**Written instruction:** Exactly as written, write out the lines below from the first to the one containing "pad=12, labelsize=15, labelcolor=text_gray)", inclusive. Pictures do not belong in the copy.

**Dataset extract:**
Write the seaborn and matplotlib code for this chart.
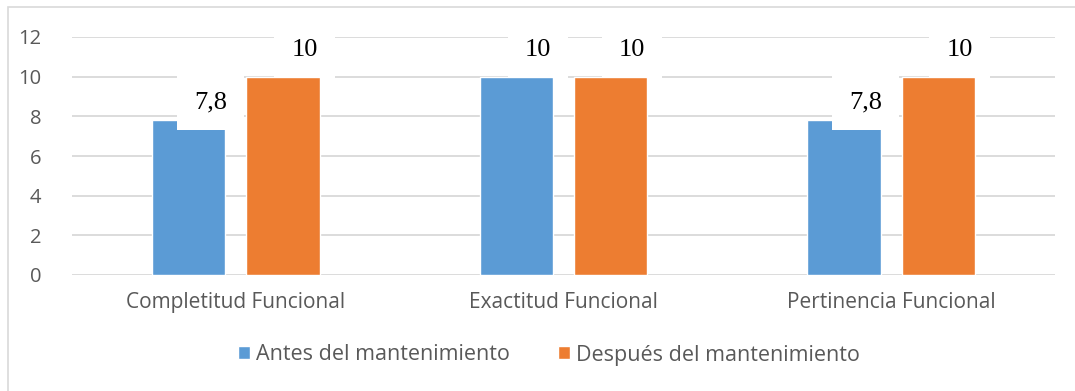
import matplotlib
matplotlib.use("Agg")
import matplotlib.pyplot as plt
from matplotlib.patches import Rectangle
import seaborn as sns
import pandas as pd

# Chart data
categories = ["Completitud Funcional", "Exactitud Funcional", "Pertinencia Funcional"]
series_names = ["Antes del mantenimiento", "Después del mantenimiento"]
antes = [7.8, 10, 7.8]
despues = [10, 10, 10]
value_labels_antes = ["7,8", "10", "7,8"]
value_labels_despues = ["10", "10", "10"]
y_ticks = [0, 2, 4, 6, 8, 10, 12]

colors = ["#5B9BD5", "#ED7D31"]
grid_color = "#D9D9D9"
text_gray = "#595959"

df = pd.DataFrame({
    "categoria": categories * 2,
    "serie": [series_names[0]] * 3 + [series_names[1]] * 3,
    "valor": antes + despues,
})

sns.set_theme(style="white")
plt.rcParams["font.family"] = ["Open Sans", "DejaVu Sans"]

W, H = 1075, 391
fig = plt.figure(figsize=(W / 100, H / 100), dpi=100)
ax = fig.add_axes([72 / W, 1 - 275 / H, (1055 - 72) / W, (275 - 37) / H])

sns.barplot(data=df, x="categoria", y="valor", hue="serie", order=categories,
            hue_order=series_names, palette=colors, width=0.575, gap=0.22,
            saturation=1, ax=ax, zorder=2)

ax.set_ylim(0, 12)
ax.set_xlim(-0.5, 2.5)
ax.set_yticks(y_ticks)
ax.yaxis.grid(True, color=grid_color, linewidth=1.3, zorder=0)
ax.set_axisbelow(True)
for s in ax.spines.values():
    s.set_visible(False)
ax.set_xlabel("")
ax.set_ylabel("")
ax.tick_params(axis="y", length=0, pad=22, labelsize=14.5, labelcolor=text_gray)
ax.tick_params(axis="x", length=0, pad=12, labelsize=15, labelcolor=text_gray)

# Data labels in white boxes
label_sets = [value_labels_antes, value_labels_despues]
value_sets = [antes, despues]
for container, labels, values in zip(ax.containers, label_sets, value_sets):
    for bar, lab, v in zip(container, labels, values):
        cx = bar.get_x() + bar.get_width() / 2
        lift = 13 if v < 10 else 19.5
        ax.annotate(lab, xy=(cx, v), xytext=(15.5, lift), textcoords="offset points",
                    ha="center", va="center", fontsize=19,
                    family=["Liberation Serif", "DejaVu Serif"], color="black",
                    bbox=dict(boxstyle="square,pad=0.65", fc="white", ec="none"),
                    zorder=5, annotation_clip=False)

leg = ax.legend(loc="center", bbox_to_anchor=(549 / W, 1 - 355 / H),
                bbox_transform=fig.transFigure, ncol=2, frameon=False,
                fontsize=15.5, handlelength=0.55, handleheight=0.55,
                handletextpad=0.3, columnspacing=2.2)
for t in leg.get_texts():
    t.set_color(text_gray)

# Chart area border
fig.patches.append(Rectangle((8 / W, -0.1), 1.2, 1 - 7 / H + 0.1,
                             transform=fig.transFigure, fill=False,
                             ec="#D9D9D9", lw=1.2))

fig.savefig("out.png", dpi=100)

**Written response:**
Write the seaborn and matplotlib code for this chart.
import matplotlib
matplotlib.use("Agg")
import matplotlib.pyplot as plt
from matplotlib.patches import Rectangle
import seaborn as sns
import pandas as pd

# Chart data
categories = ["Completitud Funcional", "Exactitud Funcional", "Pertinencia Funcional"]
series_names = ["Antes del mantenimiento", "Después del mantenimiento"]
antes = [7.8, 10, 7.8]
despues = [10, 10, 10]
value_labels_antes = ["7,8", "10", "7,8"]
value_labels_despues = ["10", "10", "10"]
y_ticks = [0, 2, 4, 6, 8, 10, 12]

colors = ["#5B9BD5", "#ED7D31"]
grid_color = "#D9D9D9"
text_gray = "#595959"

df = pd.DataFrame({
    "categoria": categories * 2,
    "serie": [series_names[0]] * 3 + [series_names[1]] * 3,
    "valor": antes + despues,
})

sns.set_theme(style="white")
plt.rcParams["font.family"] = ["Open Sans", "DejaVu Sans"]

W, H = 1075, 391
fig = plt.figure(figsize=(W / 100, H / 100), dpi=100)
ax = fig.add_axes([72 / W, 1 - 275 / H, (1055 - 72) / W, (275 - 37) / H])

sns.barplot(data=df, x="categoria", y="valor", hue="serie", order=categories,
            hue_order=series_names, palette=colors, width=0.575, gap=0.22,
            saturation=1, ax=ax, zorder=2)

ax.set_ylim(0, 12)
ax.set_xlim(-0.5, 2.5)
ax.set_yticks(y_ticks)
ax.yaxis.grid(True, color=grid_color, linewidth=1.3, zorder=0)
ax.set_axisbelow(True)
for s in ax.spines.values():
    s.set_visible(False)
ax.set_xlabel("")
ax.set_ylabel("")
ax.tick_params(axis="y", length=0, pad=22, labelsize=14.5, labelcolor=text_gray)
ax.tick_params(axis="x", length=0, pad=12, labelsize=15, labelcolor=text_gray)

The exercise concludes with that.